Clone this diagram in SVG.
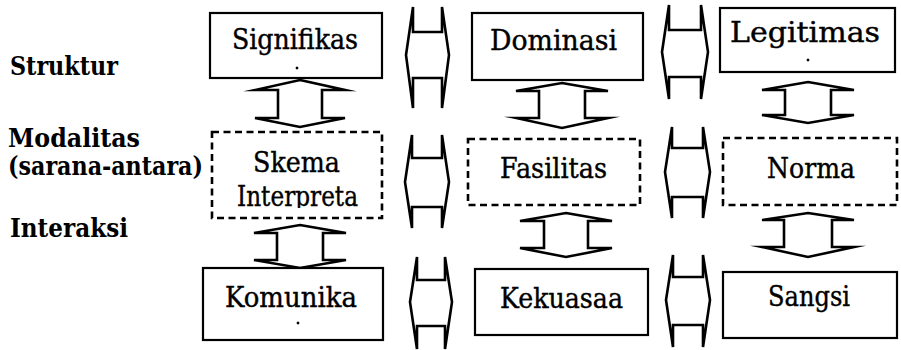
<svg xmlns="http://www.w3.org/2000/svg" width="901" height="350" viewBox="0 0 901 350">
<style>
.box{fill:#fff;stroke:#000;stroke-width:2.2}
.dash{fill:#fff;stroke:#000;stroke-width:2.6;stroke-dasharray:7 4.5}
.arr{fill:#fff;stroke:#000;stroke-width:2.6;stroke-linejoin:miter;stroke-miterlimit:10}
.dot{fill:#000}
</style>
<defs>
<clipPath id="clipInt"><rect x="200" y="120" width="200" height="88"/></clipPath>
</defs>
<rect width="901" height="350" fill="#fff"/>
<g id="labels" font-family="DejaVu Serif, Liberation Serif, serif" font-size="26" font-weight="bold" fill="#000">
<text x="10" y="75" textLength="108" lengthAdjust="spacingAndGlyphs">Struktur</text>
<text x="8" y="147" textLength="132" lengthAdjust="spacingAndGlyphs">Modalitas</text>
<text x="8" y="175" textLength="195" lengthAdjust="spacingAndGlyphs">(sarana-antara)</text>
<text x="10" y="237" textLength="118" lengthAdjust="spacingAndGlyphs">Interaksi</text>
</g>
<g id="connectors">
<path class="arr" d="M406,55 L413,7 L413,32 L442,32 L442,7 L449,55 L442,108 L442,78 L413,78 L413,108 Z"/>
<path class="arr" d="M662,52 L669,5 L669,30 L701,30 L701,5 L708,52 L701,99 L701,77 L669,77 L669,99 Z"/>
<path class="arr" d="M405,182 L412,135 L412,158 L442,158 L442,135 L449,182 L442,228 L442,207 L412,207 L412,228 Z"/>
<path class="arr" d="M665,172 L672,127 L672,148 L703,148 L703,127 L710,172 L703,218 L703,197 L672,197 L672,218 Z"/>
<path class="arr" d="M410,302 L417,257 L417,280 L445,280 L445,257 L452,302 L445,349 L445,326 L417,326 L417,349 Z"/>
<path class="arr" d="M666,300 L673,255 L673,277 L703,277 L703,255 L710,300 L703,347 L703,325 L673,325 L673,347 Z"/>
<path class="arr" d="M300,80 L345,90 L322,90 L322,118 L345,118 L300,127 L255,118 L278,118 L278,90 L255,90 Z"/>
<path class="arr" d="M300,225 L346,233 L323,233 L323,260 L346,260 L300,268 L254,260 L277,260 L277,233 L254,233 Z"/>
<path class="arr" d="M562,83 L608,91 L585,91 L585,118 L608,118 L562,128 L516,118 L539,118 L539,91 L516,91 Z"/>
<path class="arr" d="M566,213 L612,221 L588,221 L588,248 L612,248 L566,257 L520,248 L544,248 L544,221 L520,221 Z"/>
<path class="arr" d="M808,82 L854,90 L831,90 L831,115 L854,115 L808,123 L762,115 L785,115 L785,90 L762,90 Z"/>
<path class="arr" d="M808,213 L854,220 L832,220 L832,247 L854,247 L808,257 L762,247 L784,247 L784,220 L762,220 Z"/>
</g>
<g font-family="DejaVu Serif, Liberation Serif, serif" font-size="27" fill="#000" stroke="#000" stroke-width="0.4">
<g id="signifikas">
<rect class="box" x="210" y="13" width="172" height="65"/>
<text x="232" y="49" textLength="126" lengthAdjust="spacingAndGlyphs">Signifikas</text>
<circle class="dot" cx="297" cy="68" r="1.2"/>
</g>
<g id="dominasi">
<rect class="box" x="472" y="13" width="171" height="67"/>
<text x="490" y="50" textLength="127" lengthAdjust="spacingAndGlyphs">Dominasi</text>
</g>
<g id="legitimas">
<rect class="box" x="720" y="8" width="175" height="64"/>
<text x="730" y="42" textLength="150" lengthAdjust="spacingAndGlyphs">Legitimas</text>
<circle class="dot" cx="808" cy="60" r="1.2"/>
</g>
<g id="skema">
<rect class="dash" x="212" y="132" width="170" height="86"/>
<text x="253" y="172" textLength="87" lengthAdjust="spacingAndGlyphs">Skema</text>
<text x="237" y="206" textLength="121" lengthAdjust="spacingAndGlyphs" clip-path="url(#clipInt)">Interpreta</text>
</g>
<g id="fasilitas">
<rect class="dash" x="468" y="139" width="172" height="66"/>
<text x="500" y="178" textLength="107" lengthAdjust="spacingAndGlyphs">Fasilitas</text>
</g>
<g id="norma">
<rect class="dash" x="723" y="138" width="174" height="67"/>
<text x="767" y="178" textLength="88" lengthAdjust="spacingAndGlyphs">Norma</text>
</g>
<g id="komunika">
<rect class="box" x="203" y="268" width="180" height="72"/>
<text x="225" y="307" textLength="132" lengthAdjust="spacingAndGlyphs">Komunika</text>
<circle class="dot" cx="298" cy="323" r="1.2"/>
</g>
<g id="kekuasaa">
<rect class="box" x="475" y="269" width="173" height="66"/>
<text x="500" y="308" textLength="123" lengthAdjust="spacingAndGlyphs">Kekuasaa</text>
</g>
<g id="sangsi">
<rect class="box" x="723" y="272" width="174" height="66"/>
<text x="768" y="306" textLength="82" lengthAdjust="spacingAndGlyphs">Sangsi</text>
</g>
</g>
</svg>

----

Given problem: All of the data needs repeating exactly, but the pictures do not.

Output:
Clone this diagram in SVG.
<svg xmlns="http://www.w3.org/2000/svg" width="901" height="350" viewBox="0 0 901 350">
<style>
.box{fill:#fff;stroke:#000;stroke-width:2.2}
.dash{fill:#fff;stroke:#000;stroke-width:2.6;stroke-dasharray:7 4.5}
.arr{fill:#fff;stroke:#000;stroke-width:2.6;stroke-linejoin:miter;stroke-miterlimit:10}
.dot{fill:#000}
</style>
<defs>
<clipPath id="clipInt"><rect x="200" y="120" width="200" height="88"/></clipPath>
</defs>
<rect width="901" height="350" fill="#fff"/>
<g id="labels" font-family="DejaVu Serif, Liberation Serif, serif" font-size="26" font-weight="bold" fill="#000">
<text x="10" y="75" textLength="108" lengthAdjust="spacingAndGlyphs">Struktur</text>
<text x="8" y="147" textLength="132" lengthAdjust="spacingAndGlyphs">Modalitas</text>
<text x="8" y="175" textLength="195" lengthAdjust="spacingAndGlyphs">(sarana-antara)</text>
<text x="10" y="237" textLength="118" lengthAdjust="spacingAndGlyphs">Interaksi</text>
</g>
<g id="connectors">
<path class="arr" d="M406,55 L413,7 L413,32 L442,32 L442,7 L449,55 L442,108 L442,78 L413,78 L413,108 Z"/>
<path class="arr" d="M662,52 L669,5 L669,30 L701,30 L701,5 L708,52 L701,99 L701,77 L669,77 L669,99 Z"/>
<path class="arr" d="M405,182 L412,135 L412,158 L442,158 L442,135 L449,182 L442,228 L442,207 L412,207 L412,228 Z"/>
<path class="arr" d="M665,172 L672,127 L672,148 L703,148 L703,127 L710,172 L703,218 L703,197 L672,197 L672,218 Z"/>
<path class="arr" d="M410,302 L417,257 L417,280 L445,280 L445,257 L452,302 L445,349 L445,326 L417,326 L417,349 Z"/>
<path class="arr" d="M666,300 L673,255 L673,277 L703,277 L703,255 L710,300 L703,347 L703,325 L673,325 L673,347 Z"/>
<path class="arr" d="M300,80 L345,90 L322,90 L322,118 L345,118 L300,127 L255,118 L278,118 L278,90 L255,90 Z"/>
<path class="arr" d="M300,225 L346,233 L323,233 L323,260 L346,260 L300,268 L254,260 L277,260 L277,233 L254,233 Z"/>
<path class="arr" d="M562,83 L608,91 L585,91 L585,118 L608,118 L562,128 L516,118 L539,118 L539,91 L516,91 Z"/>
<path class="arr" d="M566,213 L612,221 L588,221 L588,248 L612,248 L566,257 L520,248 L544,248 L544,221 L520,221 Z"/>
<path class="arr" d="M808,82 L854,90 L831,90 L831,115 L854,115 L808,123 L762,115 L785,115 L785,90 L762,90 Z"/>
<path class="arr" d="M808,213 L854,220 L832,220 L832,247 L854,247 L808,257 L762,247 L784,247 L784,220 L762,220 Z"/>
</g>
<g font-family="DejaVu Serif, Liberation Serif, serif" font-size="27" fill="#000" stroke="#000" stroke-width="0.4">
<g id="signifikas">
<rect class="box" x="210" y="13" width="172" height="65"/>
<text x="232" y="49" textLength="126" lengthAdjust="spacingAndGlyphs">Signifikas</text>
<circle class="dot" cx="297" cy="68" r="1.2"/>
</g>
<g id="dominasi">
<rect class="box" x="472" y="13" width="171" height="67"/>
<text x="490" y="50" textLength="127" lengthAdjust="spacingAndGlyphs">Dominasi</text>
</g>
<g id="legitimas">
<rect class="box" x="720" y="8" width="175" height="64"/>
<text x="730" y="42" textLength="150" lengthAdjust="spacingAndGlyphs">Legitimas</text>
<circle class="dot" cx="808" cy="60" r="1.2"/>
</g>
<g id="skema">
<rect class="dash" x="212" y="132" width="170" height="86"/>
<text x="253" y="172" textLength="87" lengthAdjust="spacingAndGlyphs">Skema</text>
<text x="237" y="206" textLength="121" lengthAdjust="spacingAndGlyphs" clip-path="url(#clipInt)">Interpreta</text>
</g>
<g id="fasilitas">
<rect class="dash" x="468" y="139" width="172" height="66"/>
<text x="500" y="178" textLength="107" lengthAdjust="spacingAndGlyphs">Fasilitas</text>
</g>
<g id="norma">
<rect class="dash" x="723" y="138" width="174" height="67"/>
<text x="767" y="178" textLength="88" lengthAdjust="spacingAndGlyphs">Norma</text>
</g>
<g id="komunika">
<rect class="box" x="203" y="268" width="180" height="72"/>
<text x="225" y="307" textLength="132" lengthAdjust="spacingAndGlyphs">Komunika</text>
<circle class="dot" cx="298" cy="323" r="1.2"/>
</g>
<g id="kekuasaa">
<rect class="box" x="475" y="269" width="173" height="66"/>
<text x="500" y="308" textLength="123" lengthAdjust="spacingAndGlyphs">Kekuasaa</text>
</g>
<g id="sangsi">
<rect class="box" x="723" y="272" width="174" height="66"/>
<text x="768" y="306" textLength="82" lengthAdjust="spacingAndGlyphs">Sangsi</text>
</g>
</g>
</svg>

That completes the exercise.